Mining massive amounts of transcript data for alternative splicing information is paramount to help understand how the maturation of RNA regulates gene expression. We developed an algorithm to cluster transcript data to annotated genes to detect unannotated splice variants. A higher number of alternatively spliced genes and isoforms were found compared to other alternative splicing databases. Comparison of human and mouse data revealed a marked increase, in human, of splice variants incorporating novel exons and retained introns.
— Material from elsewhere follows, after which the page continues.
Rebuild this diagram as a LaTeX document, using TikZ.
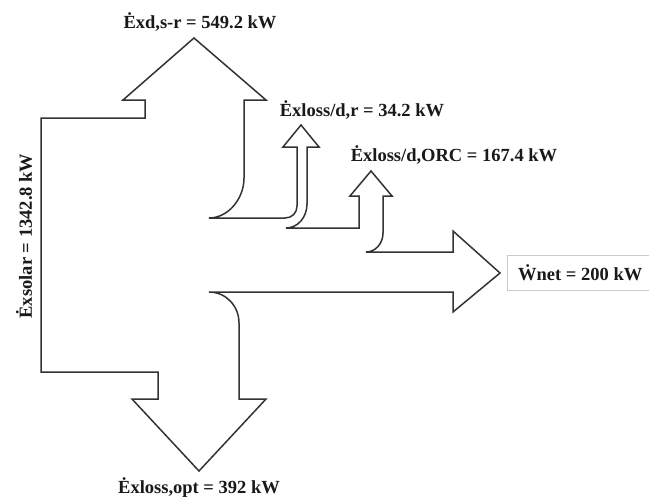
\documentclass[tikz,border=0pt]{standalone}
\usepackage{fontspec}
\setmainfont{Liberation Serif}
\newcommand\dotover[1]{\ooalign{#1\cr\hidewidth\raisebox{0.68em}{.}\hidewidth\cr}}
\newcommand\dotW{\iffontchar\font"1E86 \symbol{"1E86}\else\dotover{W}\fi}
\tikzset{
  flow/.style={draw=black!80, line width=1.5pt, line join=miter, fill=white},
  lbl/.style={font=\fontsize{18.5}{20}\selectfont\bfseries, inner sep=0pt, text=black!90},
}
\begin{document}
\begin{tikzpicture}[x=1pt,y=-1pt]
\useasboundingbox (0,0) rectangle (649,499);
\fill[white] (0,0) rectangle (649,499);
\draw[flow] (41,118) -- (145,118) -- (145,100) -- (123,100) -- (194,38) -- (266,100) -- (244,100)
  -- (244,178) .. controls (244,199) and (228,218) .. (209,218)
  -- (285,218) .. controls (292,218) and (297,213) .. (297,206)
  -- (297,147) -- (283,147) -- (301,125) -- (319,147) -- (307,147)
  -- (307,204) .. controls (307,217) and (298,228) .. (286,228)
  -- (359,228) -- (359,196) -- (350,196) -- (371,171) -- (392,196) -- (383,196)
  -- (383,233) .. controls (383,244) and (375,252) .. (366,252)
  -- (453,252) -- (453,231) -- (500,273) -- (453,312) -- (453,292)
  -- (209,292) .. controls (226,292) and (239,306) .. (239,323)
  -- (239,399) -- (266,399) -- (199,471) -- (132,399) -- (158,399)
  -- (158,372) -- (41,372) -- cycle;
\draw[draw=black!20, line width=0.8pt, fill=white] (507,255) rectangle (655,290);
\node[lbl] (exd) at (200,22) {Ėxd,s-r = 549.2 kW};
\node[lbl] (exr) at (362,110) {Ėxloss/d,r = 34.2 kW};
\node[lbl] (exorc) at (454,155) {Ėxloss/d,ORC = 167.4 kW};
\node[lbl, anchor=west] (wnet) at (518,273) {\dotW net = 200 kW};
\node[lbl, rotate=90] (exsolar) at (24,236) {Ėxsolar = 1342.8 kW};
\node[lbl] (exopt) at (199,488) {Ėxloss,opt = 392 kW};
\end{tikzpicture}
\end{document}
Previously unannotated exons were validated by tiling array expression data and shown to correspond preferentially to novel first exons. Retained introns were validated by tiling array and deep sequencing data. The majority of retained introns were shorter than 500 nt and had weak polypyrimidine tracts. A subset of retained introns matching small RNAs and displaying a high GC content suggests a possible coordination between splicing regulation and production of noncoding RNAs. Conservation of unannotated exons and retained introns was higher in horse, dog and cow than in rodents, and 64% of exon sequences were only found in primates. This analysis highlights previously bypassed alternative splice variants, which may be crucial to deciphering more complex pathways of gene regulation in human.